Second, prioritize a platform engineering roadmap that supports controlled scale. That means investing in multi-tenant architecture, observability, API governance, and deployment automation before over-expanding feature breadth. In finance ERP, operational reliability usually creates more long-term enterprise value than a larger but unstable module set.
Third, design the product as part of an embedded ERP ecosystem from day one. Customers increasingly buy outcomes, not isolated applications. Vendors that can orchestrate finance workflows across banking, tax, analytics, and procurement systems will reach time to value faster and defend retention more effectively.
Fourth, align channel strategy with platform controls. Resellers and OEM partners can accelerate growth, but only if onboarding, entitlements, support ownership, and upgrade policies are standardized. A scalable partner model depends on shared operating infrastructure, not informal enablement.

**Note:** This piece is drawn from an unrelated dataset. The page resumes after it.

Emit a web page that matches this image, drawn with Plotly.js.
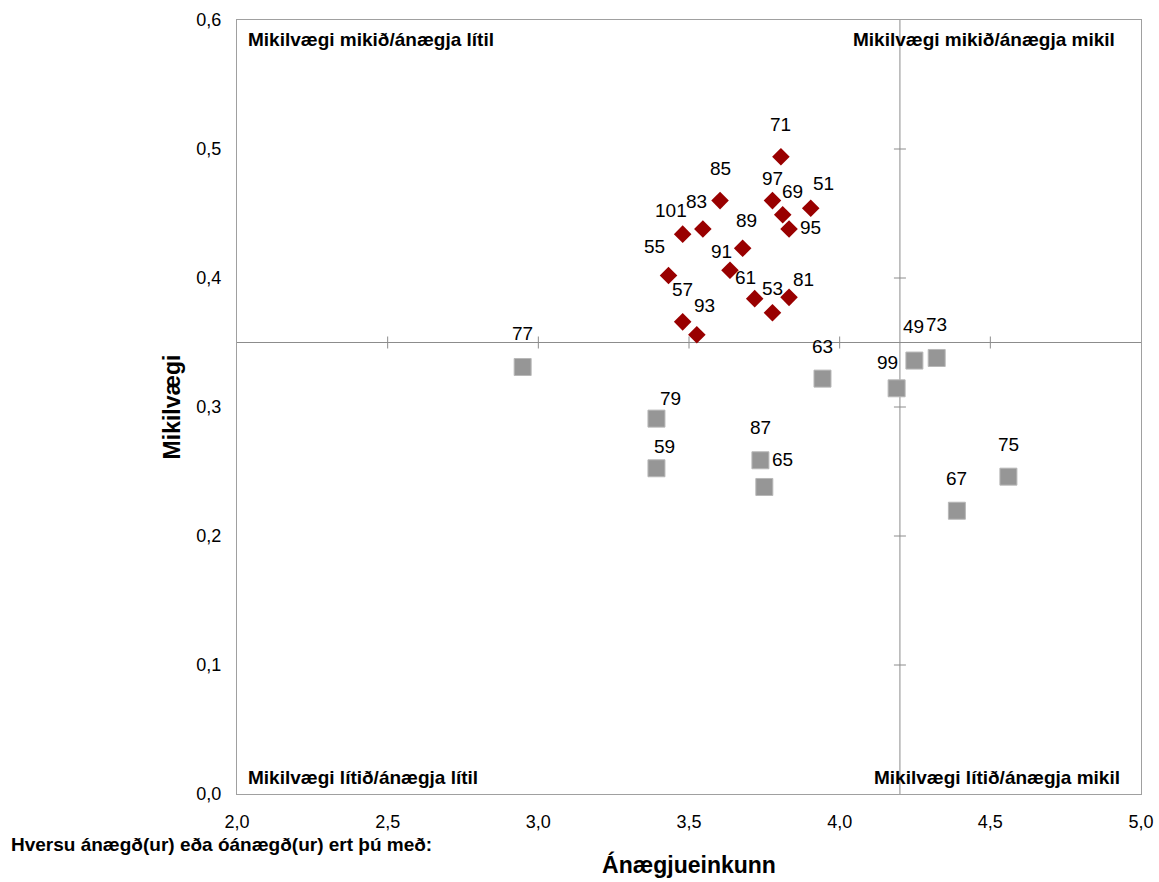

The operational ROI of deployment readiness
The return on deployment readiness is measurable across revenue, cost, and resilience. Faster onboarding shortens time to first invoice. Standardized provisioning lowers implementation effort. Better observability reduces incident duration. Stronger governance limits exception handling. Cleaner ecosystem integration improves adoption and expansion. Together, these factors increase net revenue retention and reduce the operational drag that often undermines early SaaS transitions.
For finance ERP vendors, the most important outcome is not simply launching a SaaS product. It is launching a scalable operating model that can support direct sales, partner channels, white-label distribution, and embedded ERP use cases without fragmenting the platform. Deployment readiness is the discipline that makes that possible.